— BEGIN Data provided —

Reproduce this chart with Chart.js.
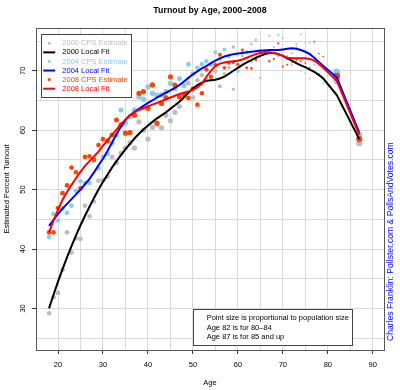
<!DOCTYPE html>
<html>
<head>
<meta charset="utf-8">
<script src="https://cdn.jsdelivr.net/npm/chart.js@4.4.1/dist/chart.umd.min.js"></script>
<style>
  html, body { margin: 0; padding: 0; background: #fff; }
  #wrap { width: 400px; height: 390px; }
</style>
</head>
<body>
<div id="wrap"><canvas id="turnoutChart" width="400" height="390"></canvas></div>
<script>
// ---- data ----
const ages = [18,19,20,21,22,23,24,25,26,27,28,29,30,31,32,33,34,35,36,37,38,39,40,41,42,43,44,45,46,47,
  48,49,50,51,52,53,54,55,56,57,58,59,60,61,62,63,64,65,66,67,68,69,70,71,72,73,74,75,76,77,78,79,82,87];

const cps2000 = [29.2,31.9,32.6,36.5,42.8,39.4,41.8,41.7,47.3,45.5,48.0,51.5,51.6,52.2,55.5,54.5,56.1,57.0,57.9,57.0,
  61.4,60.0,58.5,60.5,61.0,60.4,62.5,61.6,63.0,64.0,67.6,67.9,65.5,68.4,69.3,68.5,68.8,69.9,67.4,69.5,
  70.5,66.9,71.0,72.5,73.0,74.5,72.0,68.8,73.5,75.9,74.0,72.5,73.5,72.0,71.0,74.5,70.0,69.6,68.7,71.0,
  69.5,67.9,68.3,57.8];
const fit2000 = [30.0,32.3,34.5,36.6,38.6,40.5,42.3,44.0,45.6,47.1,48.6,50.0,51.3,52.5,53.7,54.8,55.8,56.8,57.7,58.6,
  59.4,60.1,60.8,61.4,62.0,62.5,63.0,63.6,64.2,64.8,65.5,66.3,67.0,67.6,68.0,68.3,68.4,68.5,68.7,69.0,
  69.5,70.0,70.5,71.0,71.4,71.8,72.2,72.5,72.8,73.0,73.0,72.8,72.5,72.1,71.7,71.3,70.9,70.6,70.2,69.8,
  69.3,68.7,65.9,58.5];

const cps2004 = [42.0,45.9,44.8,46.8,46.1,47.3,49.8,51.4,51.1,51.1,55.3,53.6,55.5,56.0,57.8,59.2,63.4,61.2,62.3,63.4,
  65.6,65.2,67.3,66.2,65.9,66.0,66.5,67.9,67.0,68.7,67.5,71.1,69.5,70.5,71.1,71.6,71.0,73.1,72.0,73.6,
  72.4,74.0,69.9,73.0,73.2,71.5,75.2,73.0,73.2,71.6,73.5,76.0,75.5,72.5,73.0,74.0,76.1,74.7,74.7,72.0,
  71.0,70.5,69.8,59.2];
const fit2004 = [43.9,44.9,45.9,46.8,47.6,48.4,49.2,50.0,50.9,51.8,52.9,54.1,55.2,56.5,57.9,59.3,60.6,61.7,62.5,63.1,
  63.6,64.1,64.6,65.0,65.5,65.9,66.3,66.7,67.1,67.6,68.2,68.8,69.4,69.9,70.4,70.8,71.3,71.7,72.1,72.4,
  72.6,72.8,72.9,73.0,73.1,73.2,73.3,73.4,73.4,73.5,73.5,73.5,73.6,73.7,73.8,73.7,73.5,73.2,72.8,72.2,
  71.5,70.8,68.9,59.6];

const cps2008 = [42.8,42.8,46.9,49.4,50.7,53.7,52.9,50.2,55.5,55.6,55.0,57.5,58.5,58.2,59.2,61.7,60.9,59.5,59.6,62.5,
  66.2,66.5,63.7,67.6,61.2,64.5,65.5,69.0,67.6,65.6,66.0,65.4,67.0,64.3,66.2,70.2,69.0,71.0,72.7,70.5,
  71.3,71.4,71.1,73.5,70.5,70.4,71.8,73.2,72.9,71.6,72.0,74.6,70.7,71.0,71.5,71.8,71.6,71.3,70.5,74.9,
  72.9,72.4,69.1,58.5];
const fit2008 = [42.8,44.8,46.6,48.3,49.6,50.8,51.9,53.0,54.0,54.8,55.6,56.4,57.4,58.3,59.2,60.1,61.0,61.8,62.5,63.0,
  63.4,63.7,64.0,64.3,64.6,64.9,65.2,65.5,65.8,66.1,66.3,66.5,66.8,67.2,67.8,69.0,70.0,70.8,71.2,71.4,
  71.5,71.6,71.7,71.9,72.2,72.5,72.8,73.0,73.1,73.1,73.0,72.8,72.5,72.2,72.1,72.1,72.1,72.1,72.0,71.7,
  71.2,70.5,68.3,59.2];

// relative population at each age (drives point size)
const popShare = [0.62,0.64,0.65,0.66,0.66,0.65,0.65,0.64,0.64,0.64,0.65,0.66,
  0.68,0.68,0.69,0.70,0.71,0.72,0.73,0.74,0.75,0.76,0.76,0.76,0.75,0.75,0.74,0.73,
  0.72,0.71,0.70,0.68,0.66,0.64,0.62,
  0.60,0.57,0.54,0.51,0.48,0.45,
  0.42,0.39,0.36,0.33,
  0.31,0.29,0.27,0.26,0.25,
  0.24,0.23,0.22,0.21,0.20,
  0.19,0.18,0.18,0.17,0.17,0.16,0.16,
  1.00,0.90];

const xGrid = [20,25,30,35,40,45,50,55,60,65,70,75,80,85,90];
const xLabelTicks = [20,30,40,50,60,70,80,90];
const yGrid = [25,30,35,40,45,50,55,60,65,70,75];
const yLabelTicks = [30,40,50,60,70];

const legendOrder = ['2000 CPS Estimate','2000 Local Fit','2004 CPS Estimate','2004 Local Fit','2008 CPS Estimate','2008 Local Fit'];
const noteLines = ['Point size is proportional to population size','Age 82 is for 80\u201384','Age 87 is for 85 and up'];
const creditText = 'Charles Franklin: Pollster.com & PollsAndVotes.com';

// ---- helpers ----
const FONT = '"Liberation Sans", Arial, Helvetica, sans-serif';
Chart.defaults.font.family = FONT;
Chart.defaults.color = '#000';

function pts(vals) { return ages.map((a, i) => ({ x: a, y: vals[i] })); }
const radii = popShare.map(p => 0.4 + p * 3.0);

function cpsSet(label, vals, color, order) {
    return { label, data: pts(vals), showLine: false, pointBackgroundColor: color, pointBorderWidth: 0,
             pointRadius: radii, pointHoverRadius: radii, order, _color: color };
}
function fitSet(label, vals, color, order) {
    return { label, data: pts(vals), showLine: true, borderColor: color, borderWidth: 2, pointRadius: 0,
             tension: 0, fill: false, order, _color: color, _line: true };
}

// white R-style legend + note box + credit text
const annotations = {
    id: 'annotations',
    afterDatasetsDraw(chart) {
        const { ctx, chartArea: a } = chart;
        ctx.save();
        ctx.strokeStyle = '#555';
        ctx.lineWidth = 1;
        ctx.strokeRect(Math.round(a.left) + 0.5, Math.round(a.top) + 0.5, Math.round(a.right - a.left), Math.round(a.bottom - a.top));
        ctx.restore();
    },
    afterDraw(chart) {
        const { ctx, chartArea: a } = chart;
        ctx.save();
        ctx.font = '7.5px ' + FONT;
        ctx.textBaseline = 'middle';

        // legend
        const lx = a.left + 4.7, ly = a.top + 6.3, lw = 90.3, lh = 63;
        ctx.fillStyle = '#fff';
        ctx.fillRect(lx, ly, lw, lh);
        ctx.strokeStyle = '#444';
        ctx.lineWidth = 1;
        ctx.strokeRect(Math.round(lx) + 0.5, Math.round(ly) + 0.5, Math.round(lw), Math.round(lh));
        legendOrder.forEach((lab, i) => {
            const ds = chart.data.datasets.find(d => d.label === lab);
            const y = ly + 9 + i * 9.08;
            if (ds._line) {
                ctx.strokeStyle = ds._color;
                ctx.lineWidth = 2;
                ctx.beginPath();
                ctx.moveTo(lx + 2.5, y);
                ctx.lineTo(lx + 14.5, y);
                ctx.stroke();
            } else {
                ctx.fillStyle = ds._color;
                ctx.beginPath();
                ctx.arc(lx + 8.5, y, 1.5, 0, Math.PI * 2);
                ctx.fill();
            }
            ctx.fillStyle = ds._color;
            ctx.textAlign = 'left';
            ctx.fillText(lab, lx + 21.6, y);
        });

        // note box
        const nx = a.left + 156.7, ny = a.bottom - 40.7, nw = 159, nh = 35.7;
        ctx.fillStyle = '#fff';
        ctx.fillRect(nx, ny, nw, nh);
        ctx.strokeStyle = '#444';
        ctx.lineWidth = 1;
        ctx.strokeRect(Math.round(nx) + 0.5, Math.round(ny) + 0.5, Math.round(nw), Math.round(nh));
        ctx.fillStyle = '#000';
        noteLines.forEach((t, i) => ctx.fillText(t, nx + 14, ny + 9 + i * 9.2));

        // credit on the right margin
        ctx.translate(390.7, 341);
        ctx.rotate(-Math.PI / 2);
        ctx.font = '8.6px ' + FONT;
        ctx.fillStyle = '#0000FF';
        ctx.textAlign = 'left';
        ctx.fillText(creditText, 0, 0);
        ctx.restore();
    }
};

new Chart(document.getElementById('turnoutChart'), {
    type: 'scatter',
    data: {
        datasets: [
            fitSet('2008 Local Fit', fit2008, '#FF0000', 0),
            fitSet('2004 Local Fit', fit2004, '#0000FF', 1),
            fitSet('2000 Local Fit', fit2000, '#000000', 2),
            cpsSet('2008 CPS Estimate', cps2008, '#FF4500', 3),
            cpsSet('2004 CPS Estimate', cps2004, '#87CEEB', 4),
            cpsSet('2000 CPS Estimate', cps2000, '#BEBEBE', 5)
        ]
    },
    options: {
        responsive: false,
        devicePixelRatio: 1,
        animation: false,
        events: [],
        layout: { padding: { left: 0, right: 16, top: 0, bottom: 0 } },
        plugins: {
            legend: { display: false },
            tooltip: { enabled: false },
            title: {
                display: true,
                text: 'Turnout by Age, 2000\u20132008',
                fullSize: false,
                color: '#000',
                font: { size: 8.8, weight: 'bold' },
                padding: { top: 5, bottom: 12.44 }
            }
        },
        scales: {
            x: {
                type: 'linear',
                min: 15.1,
                max: 92.5,
                afterBuildTicks: s => { s.ticks = xGrid.map(v => ({ value: v })); },
                afterFit: s => { s.height = 40; },
                ticks: {
                    autoSkip: false,
                    maxRotation: 0,
                    padding: 6.5,
                    font: { size: 7.5 },
                    callback: v => xLabelTicks.includes(v) ? String(v) : ''
                },
                grid: {
                    color: '#DADADA',
                    lineWidth: 1,
                    tickLength: 4,
                    tickColor: c => (c.tick && xLabelTicks.includes(c.tick.value)) ? '#333' : 'rgba(0,0,0,0)'
                },
                border: { display: false },
                title: { display: true, text: 'Age', font: { size: 7.5 }, padding: { top: 0, bottom: 2.8 } }
            },
            y: {
                type: 'linear',
                min: 23,
                max: 77.2,
                afterBuildTicks: s => { s.ticks = yGrid.map(v => ({ value: v })); },
                afterFit: s => { s.width = 36; },
                ticks: {
                    autoSkip: false,
                    minRotation: 90,
                    maxRotation: 90,
                    crossAlign: 'center',
                    padding: 4.8,
                    font: { size: 7.5 },
                    callback: v => yLabelTicks.includes(v) ? String(v) : ''
                },
                grid: {
                    color: '#DADADA',
                    lineWidth: 1,
                    tickLength: 4,
                    tickColor: c => (c.tick && yLabelTicks.includes(c.tick.value)) ? '#333' : 'rgba(0,0,0,0)'
                },
                border: { display: false },
                title: { display: true, text: 'Estimated Percent Turnout', font: { size: 7.5 }, padding: { top: 2.8, bottom: 0 } }
            }
        }
    },
    plugins: [annotations]
});
</script>
</body>
</html>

— END Data provided —

→ Goal
Everything from the top line of the data down to and including the line with "69.3,68.7,65.9,58.5];" is to be copied, except the pictures.

→ Response to the task
Reproduce this chart with Chart.js.
<!DOCTYPE html>
<html>
<head>
<meta charset="utf-8">
<script src="https://cdn.jsdelivr.net/npm/chart.js@4.4.1/dist/chart.umd.min.js"></script>
<style>
  html, body { margin: 0; padding: 0; background: #fff; }
  #wrap { width: 400px; height: 390px; }
</style>
</head>
<body>
<div id="wrap"><canvas id="turnoutChart" width="400" height="390"></canvas></div>
<script>
// ---- data ----
const ages = [18,19,20,21,22,23,24,25,26,27,28,29,30,31,32,33,34,35,36,37,38,39,40,41,42,43,44,45,46,47,
  48,49,50,51,52,53,54,55,56,57,58,59,60,61,62,63,64,65,66,67,68,69,70,71,72,73,74,75,76,77,78,79,82,87];

const cps2000 = [29.2,31.9,32.6,36.5,42.8,39.4,41.8,41.7,47.3,45.5,48.0,51.5,51.6,52.2,55.5,54.5,56.1,57.0,57.9,57.0,
  61.4,60.0,58.5,60.5,61.0,60.4,62.5,61.6,63.0,64.0,67.6,67.9,65.5,68.4,69.3,68.5,68.8,69.9,67.4,69.5,
  70.5,66.9,71.0,72.5,73.0,74.5,72.0,68.8,73.5,75.9,74.0,72.5,73.5,72.0,71.0,74.5,70.0,69.6,68.7,71.0,
  69.5,67.9,68.3,57.8];
const fit2000 = [30.0,32.3,34.5,36.6,38.6,40.5,42.3,44.0,45.6,47.1,48.6,50.0,51.3,52.5,53.7,54.8,55.8,56.8,57.7,58.6,
  59.4,60.1,60.8,61.4,62.0,62.5,63.0,63.6,64.2,64.8,65.5,66.3,67.0,67.6,68.0,68.3,68.4,68.5,68.7,69.0,
  69.5,70.0,70.5,71.0,71.4,71.8,72.2,72.5,72.8,73.0,73.0,72.8,72.5,72.1,71.7,71.3,70.9,70.6,70.2,69.8,
  69.3,68.7,65.9,58.5];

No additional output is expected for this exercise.